(Instructions for the task):
Please print exactly the lines below, from the start of the material up to and including the line with "['#e41a1c', '#377eb8', '#4daf4a', '#984ea3'];", but none of the pictures.

(Dataset section):
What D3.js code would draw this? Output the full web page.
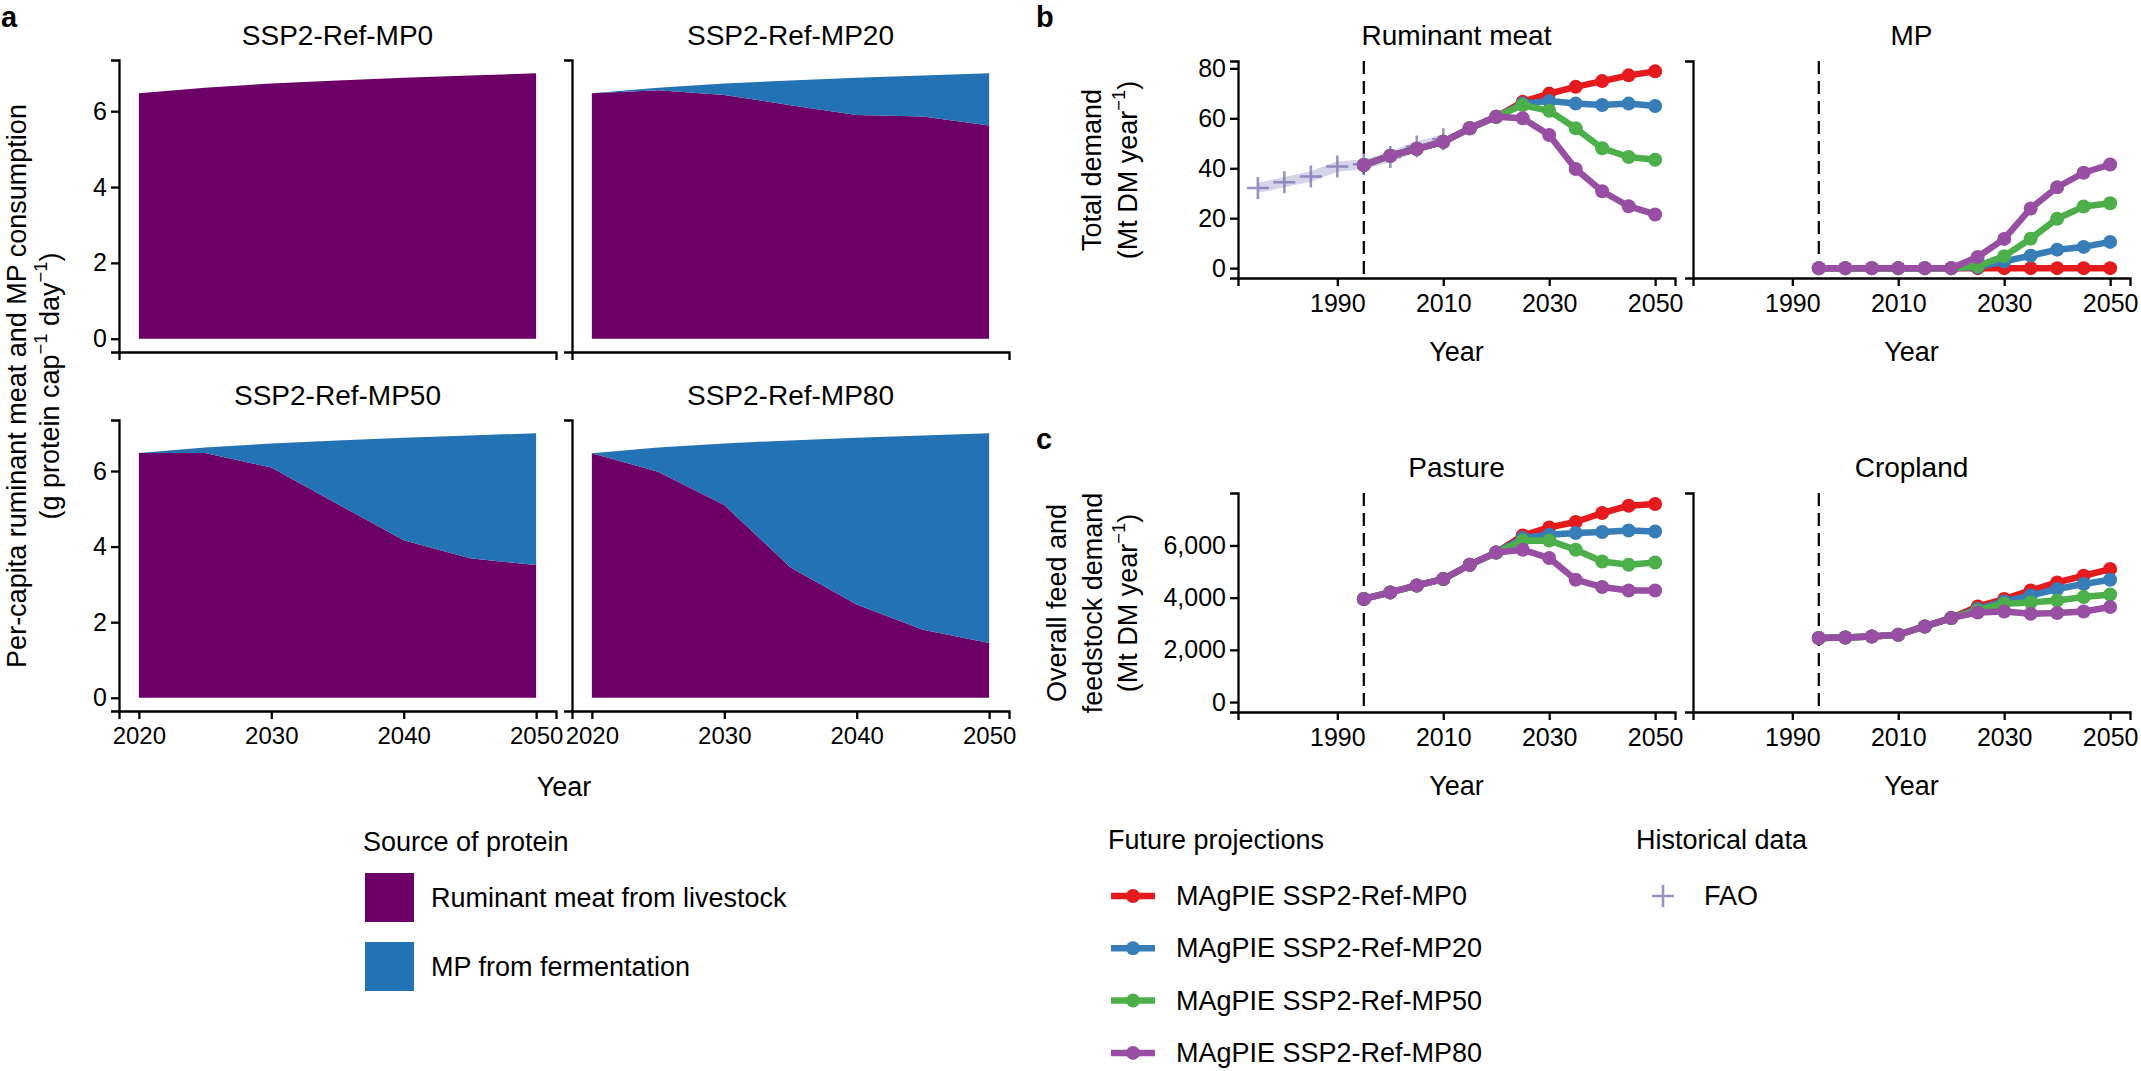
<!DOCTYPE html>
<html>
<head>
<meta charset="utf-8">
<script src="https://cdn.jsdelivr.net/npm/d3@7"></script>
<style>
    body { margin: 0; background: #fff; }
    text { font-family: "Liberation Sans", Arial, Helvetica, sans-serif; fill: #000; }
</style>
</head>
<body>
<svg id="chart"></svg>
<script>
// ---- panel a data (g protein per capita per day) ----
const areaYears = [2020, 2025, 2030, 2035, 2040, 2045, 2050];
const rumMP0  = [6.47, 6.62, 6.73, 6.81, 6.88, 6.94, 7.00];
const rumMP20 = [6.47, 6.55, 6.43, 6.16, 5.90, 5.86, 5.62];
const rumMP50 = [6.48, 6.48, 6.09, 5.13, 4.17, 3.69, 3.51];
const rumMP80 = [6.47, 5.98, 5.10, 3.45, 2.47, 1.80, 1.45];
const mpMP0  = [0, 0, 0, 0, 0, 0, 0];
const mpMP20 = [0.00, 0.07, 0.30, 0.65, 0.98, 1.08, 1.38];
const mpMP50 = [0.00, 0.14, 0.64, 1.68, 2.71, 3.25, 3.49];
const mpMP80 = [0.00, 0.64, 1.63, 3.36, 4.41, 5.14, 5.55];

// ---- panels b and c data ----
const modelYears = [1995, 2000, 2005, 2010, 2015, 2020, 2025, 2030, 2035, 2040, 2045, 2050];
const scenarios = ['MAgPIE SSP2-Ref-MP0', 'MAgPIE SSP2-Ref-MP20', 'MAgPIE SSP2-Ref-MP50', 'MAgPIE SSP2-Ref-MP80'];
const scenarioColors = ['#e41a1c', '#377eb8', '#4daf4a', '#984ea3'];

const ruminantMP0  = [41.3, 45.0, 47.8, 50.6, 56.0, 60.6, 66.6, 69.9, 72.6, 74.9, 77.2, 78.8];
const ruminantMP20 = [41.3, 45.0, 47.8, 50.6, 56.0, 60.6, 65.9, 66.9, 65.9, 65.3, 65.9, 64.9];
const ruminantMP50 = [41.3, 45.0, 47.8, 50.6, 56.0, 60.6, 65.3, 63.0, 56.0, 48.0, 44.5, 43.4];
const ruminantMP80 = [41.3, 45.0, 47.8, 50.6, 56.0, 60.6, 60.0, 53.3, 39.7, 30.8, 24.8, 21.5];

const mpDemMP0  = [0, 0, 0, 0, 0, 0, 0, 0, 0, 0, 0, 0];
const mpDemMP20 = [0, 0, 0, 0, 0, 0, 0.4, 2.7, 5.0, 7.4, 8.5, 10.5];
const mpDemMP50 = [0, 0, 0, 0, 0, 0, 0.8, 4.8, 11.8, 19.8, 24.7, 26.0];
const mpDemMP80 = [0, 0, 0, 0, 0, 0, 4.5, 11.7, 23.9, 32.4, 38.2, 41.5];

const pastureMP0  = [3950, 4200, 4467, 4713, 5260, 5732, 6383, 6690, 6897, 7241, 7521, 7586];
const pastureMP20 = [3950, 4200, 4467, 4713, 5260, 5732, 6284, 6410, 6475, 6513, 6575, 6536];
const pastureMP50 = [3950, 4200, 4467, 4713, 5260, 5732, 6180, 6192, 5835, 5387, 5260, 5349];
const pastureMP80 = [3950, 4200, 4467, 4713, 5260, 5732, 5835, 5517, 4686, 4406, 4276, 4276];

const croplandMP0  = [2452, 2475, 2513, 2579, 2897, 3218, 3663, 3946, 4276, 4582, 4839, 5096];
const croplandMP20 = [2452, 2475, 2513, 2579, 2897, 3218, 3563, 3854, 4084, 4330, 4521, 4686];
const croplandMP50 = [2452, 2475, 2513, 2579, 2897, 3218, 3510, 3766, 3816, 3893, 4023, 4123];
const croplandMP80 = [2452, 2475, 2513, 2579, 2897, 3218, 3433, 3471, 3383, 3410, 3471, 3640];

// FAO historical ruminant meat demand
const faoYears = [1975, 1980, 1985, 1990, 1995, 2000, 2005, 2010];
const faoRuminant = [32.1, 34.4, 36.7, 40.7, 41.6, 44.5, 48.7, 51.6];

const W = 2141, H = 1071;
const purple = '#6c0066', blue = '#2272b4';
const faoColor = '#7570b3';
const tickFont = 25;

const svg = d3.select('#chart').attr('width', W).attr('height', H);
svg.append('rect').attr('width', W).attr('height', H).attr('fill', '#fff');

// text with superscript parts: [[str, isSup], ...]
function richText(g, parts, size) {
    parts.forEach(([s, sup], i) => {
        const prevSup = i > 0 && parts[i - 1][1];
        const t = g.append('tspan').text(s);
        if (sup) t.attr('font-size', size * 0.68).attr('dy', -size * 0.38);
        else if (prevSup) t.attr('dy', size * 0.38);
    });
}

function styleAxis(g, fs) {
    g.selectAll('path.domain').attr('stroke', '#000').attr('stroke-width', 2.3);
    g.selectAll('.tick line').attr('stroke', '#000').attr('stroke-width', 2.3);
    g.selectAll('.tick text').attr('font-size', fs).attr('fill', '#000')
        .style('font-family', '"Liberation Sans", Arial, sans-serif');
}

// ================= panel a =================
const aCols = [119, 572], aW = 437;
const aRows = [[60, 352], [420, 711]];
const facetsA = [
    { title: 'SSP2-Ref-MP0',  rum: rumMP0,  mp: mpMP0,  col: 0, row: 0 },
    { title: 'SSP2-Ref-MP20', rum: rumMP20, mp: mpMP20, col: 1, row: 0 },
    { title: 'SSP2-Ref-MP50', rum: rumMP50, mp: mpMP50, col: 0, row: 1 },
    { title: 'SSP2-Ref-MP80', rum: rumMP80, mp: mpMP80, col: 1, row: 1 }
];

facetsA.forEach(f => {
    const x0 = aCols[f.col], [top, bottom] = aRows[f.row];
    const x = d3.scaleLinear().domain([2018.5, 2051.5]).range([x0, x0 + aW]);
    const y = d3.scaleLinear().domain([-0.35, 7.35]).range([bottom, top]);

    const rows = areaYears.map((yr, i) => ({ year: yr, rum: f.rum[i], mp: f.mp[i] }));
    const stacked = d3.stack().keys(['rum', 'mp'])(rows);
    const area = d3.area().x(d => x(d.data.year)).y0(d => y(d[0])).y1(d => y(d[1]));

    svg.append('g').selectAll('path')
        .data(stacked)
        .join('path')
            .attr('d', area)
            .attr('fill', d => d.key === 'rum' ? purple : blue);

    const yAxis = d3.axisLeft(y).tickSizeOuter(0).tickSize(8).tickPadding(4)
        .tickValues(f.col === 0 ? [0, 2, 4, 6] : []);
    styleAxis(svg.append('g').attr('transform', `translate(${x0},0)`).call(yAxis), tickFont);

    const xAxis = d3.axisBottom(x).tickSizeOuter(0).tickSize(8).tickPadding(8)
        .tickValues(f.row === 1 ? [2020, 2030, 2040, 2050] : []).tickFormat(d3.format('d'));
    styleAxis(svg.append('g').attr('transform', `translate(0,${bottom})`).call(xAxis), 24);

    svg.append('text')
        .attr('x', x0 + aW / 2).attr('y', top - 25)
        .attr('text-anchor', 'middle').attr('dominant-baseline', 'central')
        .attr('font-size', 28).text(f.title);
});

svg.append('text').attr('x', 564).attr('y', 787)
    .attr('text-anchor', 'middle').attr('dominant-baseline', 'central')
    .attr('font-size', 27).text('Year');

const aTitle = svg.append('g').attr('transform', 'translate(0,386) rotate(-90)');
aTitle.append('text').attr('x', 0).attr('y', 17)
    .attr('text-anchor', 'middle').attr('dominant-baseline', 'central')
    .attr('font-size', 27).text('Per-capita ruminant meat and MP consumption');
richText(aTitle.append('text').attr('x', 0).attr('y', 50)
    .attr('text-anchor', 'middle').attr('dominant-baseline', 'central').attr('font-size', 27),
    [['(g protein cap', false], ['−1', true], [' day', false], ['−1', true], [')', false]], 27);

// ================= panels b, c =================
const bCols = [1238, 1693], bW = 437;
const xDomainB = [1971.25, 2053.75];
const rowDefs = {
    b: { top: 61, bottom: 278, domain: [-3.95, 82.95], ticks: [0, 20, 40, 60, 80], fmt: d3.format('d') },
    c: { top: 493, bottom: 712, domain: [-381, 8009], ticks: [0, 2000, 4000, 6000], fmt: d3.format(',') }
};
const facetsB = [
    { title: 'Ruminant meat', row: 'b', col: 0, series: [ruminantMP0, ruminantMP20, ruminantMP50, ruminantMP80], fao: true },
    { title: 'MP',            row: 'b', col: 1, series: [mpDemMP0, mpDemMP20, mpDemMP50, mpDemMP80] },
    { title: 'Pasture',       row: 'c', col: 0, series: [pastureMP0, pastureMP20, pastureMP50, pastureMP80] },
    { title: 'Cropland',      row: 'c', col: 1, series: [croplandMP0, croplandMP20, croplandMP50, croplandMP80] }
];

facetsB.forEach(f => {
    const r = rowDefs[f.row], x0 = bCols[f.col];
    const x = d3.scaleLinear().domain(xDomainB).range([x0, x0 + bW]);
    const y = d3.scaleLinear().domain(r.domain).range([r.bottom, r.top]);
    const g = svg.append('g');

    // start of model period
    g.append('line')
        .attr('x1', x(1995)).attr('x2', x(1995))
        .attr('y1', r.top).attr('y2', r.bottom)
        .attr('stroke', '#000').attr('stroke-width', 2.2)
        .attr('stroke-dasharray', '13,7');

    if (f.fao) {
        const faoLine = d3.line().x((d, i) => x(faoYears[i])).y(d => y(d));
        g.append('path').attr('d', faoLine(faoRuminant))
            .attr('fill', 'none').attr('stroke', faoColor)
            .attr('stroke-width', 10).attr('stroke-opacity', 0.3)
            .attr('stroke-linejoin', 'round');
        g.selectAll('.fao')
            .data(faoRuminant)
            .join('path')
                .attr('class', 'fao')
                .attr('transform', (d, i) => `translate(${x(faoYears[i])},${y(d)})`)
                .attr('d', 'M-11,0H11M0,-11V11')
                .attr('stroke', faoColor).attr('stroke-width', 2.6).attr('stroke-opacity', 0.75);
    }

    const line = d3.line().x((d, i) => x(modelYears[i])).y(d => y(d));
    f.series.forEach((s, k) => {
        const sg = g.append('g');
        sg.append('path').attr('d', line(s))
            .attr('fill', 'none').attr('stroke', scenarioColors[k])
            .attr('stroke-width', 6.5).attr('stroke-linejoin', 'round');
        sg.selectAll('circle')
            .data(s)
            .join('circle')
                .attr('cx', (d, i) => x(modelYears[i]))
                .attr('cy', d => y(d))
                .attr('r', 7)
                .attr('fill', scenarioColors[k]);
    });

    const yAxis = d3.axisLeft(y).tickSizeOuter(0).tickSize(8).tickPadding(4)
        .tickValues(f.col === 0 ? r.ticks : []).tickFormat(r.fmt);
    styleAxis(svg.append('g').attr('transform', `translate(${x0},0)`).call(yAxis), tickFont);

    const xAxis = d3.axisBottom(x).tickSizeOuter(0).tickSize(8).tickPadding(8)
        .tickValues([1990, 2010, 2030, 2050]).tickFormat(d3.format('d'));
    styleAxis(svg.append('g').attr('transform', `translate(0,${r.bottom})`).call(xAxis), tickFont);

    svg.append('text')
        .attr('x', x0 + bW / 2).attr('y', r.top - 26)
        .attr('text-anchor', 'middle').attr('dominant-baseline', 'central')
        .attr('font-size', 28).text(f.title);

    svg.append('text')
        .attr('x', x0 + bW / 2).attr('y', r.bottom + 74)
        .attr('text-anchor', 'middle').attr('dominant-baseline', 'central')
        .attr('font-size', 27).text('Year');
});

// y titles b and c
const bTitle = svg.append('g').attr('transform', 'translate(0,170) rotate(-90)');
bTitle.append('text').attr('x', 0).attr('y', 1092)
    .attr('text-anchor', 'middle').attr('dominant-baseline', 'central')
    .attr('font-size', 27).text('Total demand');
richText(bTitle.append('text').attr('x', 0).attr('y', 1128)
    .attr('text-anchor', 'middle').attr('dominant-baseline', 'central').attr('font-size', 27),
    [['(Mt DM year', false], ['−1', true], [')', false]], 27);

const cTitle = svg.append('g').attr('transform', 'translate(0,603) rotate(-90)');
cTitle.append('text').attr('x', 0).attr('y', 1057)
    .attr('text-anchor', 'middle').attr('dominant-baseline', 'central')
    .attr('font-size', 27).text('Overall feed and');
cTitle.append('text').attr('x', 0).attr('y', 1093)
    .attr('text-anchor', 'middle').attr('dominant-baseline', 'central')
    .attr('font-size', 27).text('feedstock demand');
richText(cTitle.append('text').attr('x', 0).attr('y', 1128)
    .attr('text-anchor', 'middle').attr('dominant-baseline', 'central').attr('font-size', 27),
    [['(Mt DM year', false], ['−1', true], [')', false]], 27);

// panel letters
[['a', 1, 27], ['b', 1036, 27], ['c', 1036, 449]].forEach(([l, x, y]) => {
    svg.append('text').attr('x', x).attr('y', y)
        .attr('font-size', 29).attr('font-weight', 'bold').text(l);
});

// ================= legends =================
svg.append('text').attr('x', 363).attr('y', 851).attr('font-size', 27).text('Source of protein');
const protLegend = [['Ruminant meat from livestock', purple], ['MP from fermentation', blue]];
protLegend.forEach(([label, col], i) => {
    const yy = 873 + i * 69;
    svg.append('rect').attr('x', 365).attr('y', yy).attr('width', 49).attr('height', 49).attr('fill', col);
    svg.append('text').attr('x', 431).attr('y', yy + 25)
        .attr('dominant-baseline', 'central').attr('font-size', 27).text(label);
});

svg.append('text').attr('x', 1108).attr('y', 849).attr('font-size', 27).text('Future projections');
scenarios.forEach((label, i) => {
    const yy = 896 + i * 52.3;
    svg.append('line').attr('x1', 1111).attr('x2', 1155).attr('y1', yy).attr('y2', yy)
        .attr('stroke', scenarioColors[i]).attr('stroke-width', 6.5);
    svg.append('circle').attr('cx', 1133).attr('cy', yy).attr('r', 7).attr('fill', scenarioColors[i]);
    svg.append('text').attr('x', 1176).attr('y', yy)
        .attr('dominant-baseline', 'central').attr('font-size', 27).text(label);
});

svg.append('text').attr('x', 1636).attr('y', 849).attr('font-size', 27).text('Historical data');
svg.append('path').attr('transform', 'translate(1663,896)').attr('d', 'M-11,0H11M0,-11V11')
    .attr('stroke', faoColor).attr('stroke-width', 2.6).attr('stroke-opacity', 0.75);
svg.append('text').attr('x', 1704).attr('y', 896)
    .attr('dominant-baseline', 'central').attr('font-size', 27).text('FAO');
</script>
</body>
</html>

(The completed task):
What D3.js code would draw this? Output the full web page.
<!DOCTYPE html>
<html>
<head>
<meta charset="utf-8">
<script src="https://cdn.jsdelivr.net/npm/d3@7"></script>
<style>
    body { margin: 0; background: #fff; }
    text { font-family: "Liberation Sans", Arial, Helvetica, sans-serif; fill: #000; }
</style>
</head>
<body>
<svg id="chart"></svg>
<script>
// ---- panel a data (g protein per capita per day) ----
const areaYears = [2020, 2025, 2030, 2035, 2040, 2045, 2050];
const rumMP0  = [6.47, 6.62, 6.73, 6.81, 6.88, 6.94, 7.00];
const rumMP20 = [6.47, 6.55, 6.43, 6.16, 5.90, 5.86, 5.62];
const rumMP50 = [6.48, 6.48, 6.09, 5.13, 4.17, 3.69, 3.51];
const rumMP80 = [6.47, 5.98, 5.10, 3.45, 2.47, 1.80, 1.45];
const mpMP0  = [0, 0, 0, 0, 0, 0, 0];
const mpMP20 = [0.00, 0.07, 0.30, 0.65, 0.98, 1.08, 1.38];
const mpMP50 = [0.00, 0.14, 0.64, 1.68, 2.71, 3.25, 3.49];
const mpMP80 = [0.00, 0.64, 1.63, 3.36, 4.41, 5.14, 5.55];

// ---- panels b and c data ----
const modelYears = [1995, 2000, 2005, 2010, 2015, 2020, 2025, 2030, 2035, 2040, 2045, 2050];
const scenarios = ['MAgPIE SSP2-Ref-MP0', 'MAgPIE SSP2-Ref-MP20', 'MAgPIE SSP2-Ref-MP50', 'MAgPIE SSP2-Ref-MP80'];
const scenarioColors = ['#e41a1c', '#377eb8', '#4daf4a', '#984ea3'];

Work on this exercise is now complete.